> _Work instructions_
Transcribe the material word for word, but without the images.

> _Source excerpt_
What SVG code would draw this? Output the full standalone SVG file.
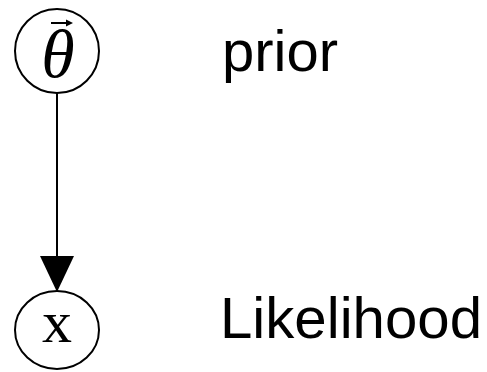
<svg xmlns="http://www.w3.org/2000/svg" width="487" height="372" viewBox="0 0 487 372">
<defs>
<style>
.node{fill:#fff;stroke:#000;stroke-width:2}
.lbl{font-family:"Liberation Sans",Arial,sans-serif;font-size:57px;fill:#000}
.math{font-family:"Liberation Serif","Times New Roman",serif;fill:#000}
</style>
</defs>
<rect width="487" height="372" fill="#fff"/>
<g id="connectors">
<line x1="57" y1="93" x2="57" y2="262" stroke="#000" stroke-width="2"/>
<path d="M40,256 L74,256 L57,292 Z" fill="#000"/>
</g>
<g id="theta">
<circle class="node" cx="57" cy="51" r="42"/>
<text class="math" x="58" y="77" font-size="68" font-style="italic" text-anchor="middle">θ</text>
<path d="M51,23 L68,23" stroke="#000" stroke-width="2"/>
<path d="M66,19.5 L73,23 L66,26.5 Z" fill="#000"/>
</g>
<g id="x">
<ellipse class="node" cx="57" cy="330" rx="42" ry="39"/>
<text class="math" x="57" y="342" font-size="60" text-anchor="middle">x</text>
</g>
<g id="labels">
<text class="lbl" x="222" y="71" textLength="116" lengthAdjust="spacingAndGlyphs">prior</text>
<text class="lbl" x="220" y="338" textLength="262" lengthAdjust="spacingAndGlyphs">Likelihood</text>
</g>
</svg>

> _Written response_
What SVG code would draw this? Output the full standalone SVG file.
<svg xmlns="http://www.w3.org/2000/svg" width="487" height="372" viewBox="0 0 487 372">
<defs>
<style>
.node{fill:#fff;stroke:#000;stroke-width:2}
.lbl{font-family:"Liberation Sans",Arial,sans-serif;font-size:57px;fill:#000}
.math{font-family:"Liberation Serif","Times New Roman",serif;fill:#000}
</style>
</defs>
<rect width="487" height="372" fill="#fff"/>
<g id="connectors">
<line x1="57" y1="93" x2="57" y2="262" stroke="#000" stroke-width="2"/>
<path d="M40,256 L74,256 L57,292 Z" fill="#000"/>
</g>
<g id="theta">
<circle class="node" cx="57" cy="51" r="42"/>
<text class="math" x="58" y="77" font-size="68" font-style="italic" text-anchor="middle">θ</text>
<path d="M51,23 L68,23" stroke="#000" stroke-width="2"/>
<path d="M66,19.5 L73,23 L66,26.5 Z" fill="#000"/>
</g>
<g id="x">
<ellipse class="node" cx="57" cy="330" rx="42" ry="39"/>
<text class="math" x="57" y="342" font-size="60" text-anchor="middle">x</text>
</g>
<g id="labels">
<text class="lbl" x="222" y="71" textLength="116" lengthAdjust="spacingAndGlyphs">prior</text>
<text class="lbl" x="220" y="338" textLength="262" lengthAdjust="spacingAndGlyphs">Likelihood</text>
</g>
</svg>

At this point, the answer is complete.